Required work. Repeat only the lines below that run from the line with "Output the Python" to the line with "plt.rcParams['font.family'] = ['Liberation", ends included; skip every picture.

Data.

☆ ☆ ☆

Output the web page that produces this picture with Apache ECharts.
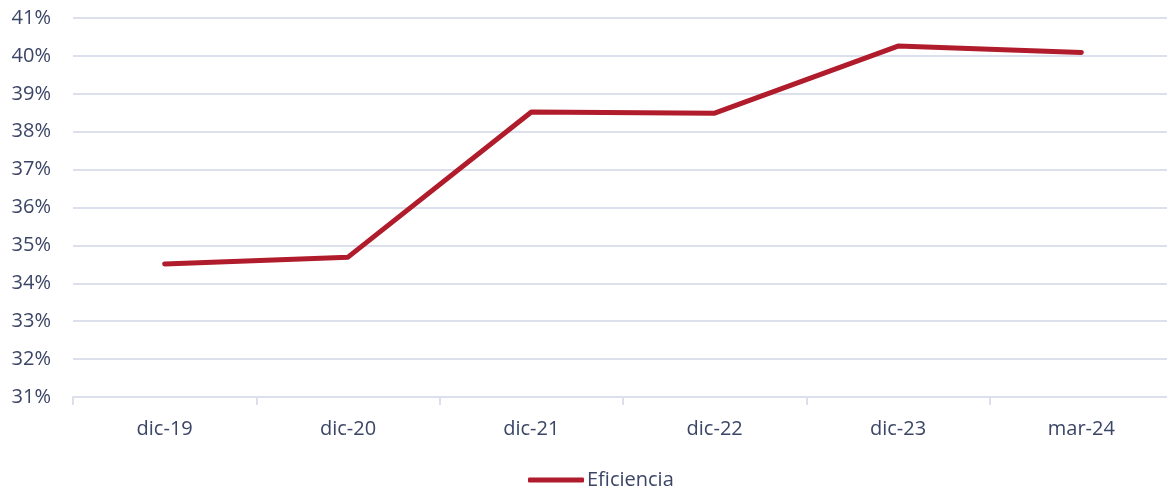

☆ ☆ ☆

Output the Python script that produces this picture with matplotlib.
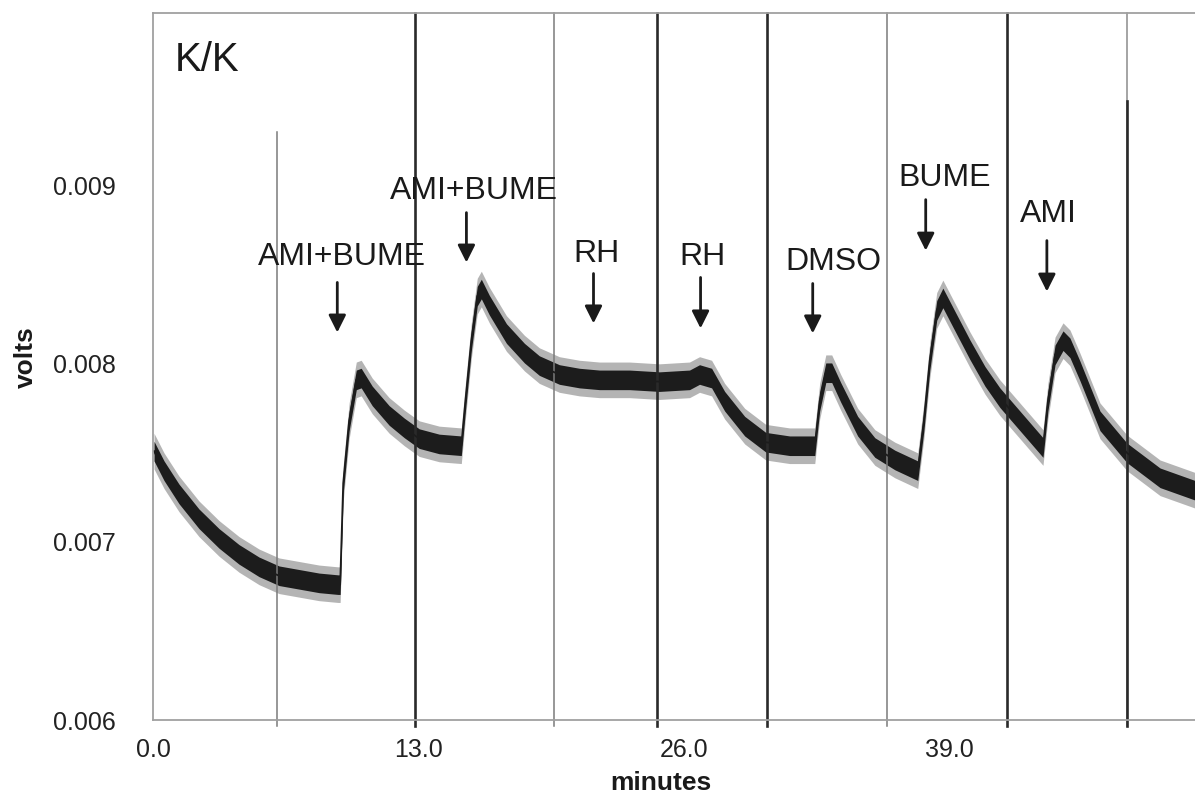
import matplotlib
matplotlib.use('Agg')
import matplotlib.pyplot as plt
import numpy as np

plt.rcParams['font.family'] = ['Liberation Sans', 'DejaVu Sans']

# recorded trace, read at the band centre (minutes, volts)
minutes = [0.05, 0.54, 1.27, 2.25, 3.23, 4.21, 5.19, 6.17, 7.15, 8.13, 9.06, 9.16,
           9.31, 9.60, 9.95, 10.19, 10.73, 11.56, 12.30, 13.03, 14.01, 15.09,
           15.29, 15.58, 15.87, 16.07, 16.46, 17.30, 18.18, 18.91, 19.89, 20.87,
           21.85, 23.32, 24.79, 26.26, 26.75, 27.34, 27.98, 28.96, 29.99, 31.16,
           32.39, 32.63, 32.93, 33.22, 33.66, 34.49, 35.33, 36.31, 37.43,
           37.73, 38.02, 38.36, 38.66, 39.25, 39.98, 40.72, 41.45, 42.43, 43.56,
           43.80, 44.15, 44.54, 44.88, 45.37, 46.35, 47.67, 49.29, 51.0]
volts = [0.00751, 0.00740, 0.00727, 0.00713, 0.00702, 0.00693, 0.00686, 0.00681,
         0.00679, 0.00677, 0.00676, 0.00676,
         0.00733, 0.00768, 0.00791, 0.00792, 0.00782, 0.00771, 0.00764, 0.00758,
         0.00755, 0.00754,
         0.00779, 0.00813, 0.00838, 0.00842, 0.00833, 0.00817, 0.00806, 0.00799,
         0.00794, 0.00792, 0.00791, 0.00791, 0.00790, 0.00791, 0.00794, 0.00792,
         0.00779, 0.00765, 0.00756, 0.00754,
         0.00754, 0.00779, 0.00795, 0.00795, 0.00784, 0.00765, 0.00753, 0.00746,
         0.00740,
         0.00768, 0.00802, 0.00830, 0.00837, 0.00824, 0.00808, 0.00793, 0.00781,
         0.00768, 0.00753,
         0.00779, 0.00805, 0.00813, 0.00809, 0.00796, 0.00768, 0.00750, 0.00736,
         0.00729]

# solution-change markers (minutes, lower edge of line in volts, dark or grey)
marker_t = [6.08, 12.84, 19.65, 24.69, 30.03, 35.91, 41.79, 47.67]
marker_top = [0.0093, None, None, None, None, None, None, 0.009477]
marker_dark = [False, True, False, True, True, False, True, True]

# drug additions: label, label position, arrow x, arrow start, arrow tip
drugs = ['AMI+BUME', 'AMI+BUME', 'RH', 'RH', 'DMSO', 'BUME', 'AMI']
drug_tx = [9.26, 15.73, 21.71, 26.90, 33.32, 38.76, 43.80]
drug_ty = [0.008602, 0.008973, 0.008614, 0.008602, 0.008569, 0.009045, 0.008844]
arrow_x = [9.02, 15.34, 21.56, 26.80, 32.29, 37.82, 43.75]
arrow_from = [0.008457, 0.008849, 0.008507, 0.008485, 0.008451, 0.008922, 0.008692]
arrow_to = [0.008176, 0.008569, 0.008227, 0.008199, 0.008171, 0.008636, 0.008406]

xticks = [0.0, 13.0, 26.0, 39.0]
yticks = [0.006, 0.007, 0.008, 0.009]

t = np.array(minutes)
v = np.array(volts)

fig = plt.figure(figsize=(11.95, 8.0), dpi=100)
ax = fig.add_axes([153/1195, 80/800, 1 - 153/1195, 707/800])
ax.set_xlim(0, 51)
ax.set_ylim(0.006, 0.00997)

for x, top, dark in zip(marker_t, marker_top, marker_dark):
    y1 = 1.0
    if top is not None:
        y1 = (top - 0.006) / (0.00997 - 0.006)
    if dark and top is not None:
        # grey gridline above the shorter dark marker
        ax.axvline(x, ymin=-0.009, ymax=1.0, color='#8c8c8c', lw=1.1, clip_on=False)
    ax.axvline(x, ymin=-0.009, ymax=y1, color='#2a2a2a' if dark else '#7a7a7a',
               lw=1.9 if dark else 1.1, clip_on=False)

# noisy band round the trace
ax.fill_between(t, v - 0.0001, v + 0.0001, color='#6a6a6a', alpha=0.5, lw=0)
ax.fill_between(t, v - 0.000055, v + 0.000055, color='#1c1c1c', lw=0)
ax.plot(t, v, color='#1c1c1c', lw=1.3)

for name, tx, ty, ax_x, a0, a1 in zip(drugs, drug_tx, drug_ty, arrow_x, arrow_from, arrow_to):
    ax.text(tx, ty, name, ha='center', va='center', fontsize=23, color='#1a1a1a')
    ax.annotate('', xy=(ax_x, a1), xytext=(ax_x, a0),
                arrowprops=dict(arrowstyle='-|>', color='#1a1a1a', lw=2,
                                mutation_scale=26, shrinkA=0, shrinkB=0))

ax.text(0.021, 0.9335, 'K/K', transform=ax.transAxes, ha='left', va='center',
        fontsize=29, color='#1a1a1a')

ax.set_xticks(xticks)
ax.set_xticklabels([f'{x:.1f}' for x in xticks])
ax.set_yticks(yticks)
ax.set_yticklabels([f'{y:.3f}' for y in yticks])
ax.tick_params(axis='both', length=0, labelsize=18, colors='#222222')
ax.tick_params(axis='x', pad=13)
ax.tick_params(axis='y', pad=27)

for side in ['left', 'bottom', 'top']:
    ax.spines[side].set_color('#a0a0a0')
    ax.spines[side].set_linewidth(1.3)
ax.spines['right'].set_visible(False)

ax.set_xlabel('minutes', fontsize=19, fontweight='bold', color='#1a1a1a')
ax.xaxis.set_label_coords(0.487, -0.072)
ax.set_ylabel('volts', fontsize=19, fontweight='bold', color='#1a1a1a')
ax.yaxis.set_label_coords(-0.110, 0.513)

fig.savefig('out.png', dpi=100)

☆ ☆ ☆

Answer to the problem.
Output the Python script that produces this picture with matplotlib.
import matplotlib
matplotlib.use('Agg')
import matplotlib.pyplot as plt
import numpy as np

plt.rcParams['font.family'] = ['Liberation Sans', 'DejaVu Sans']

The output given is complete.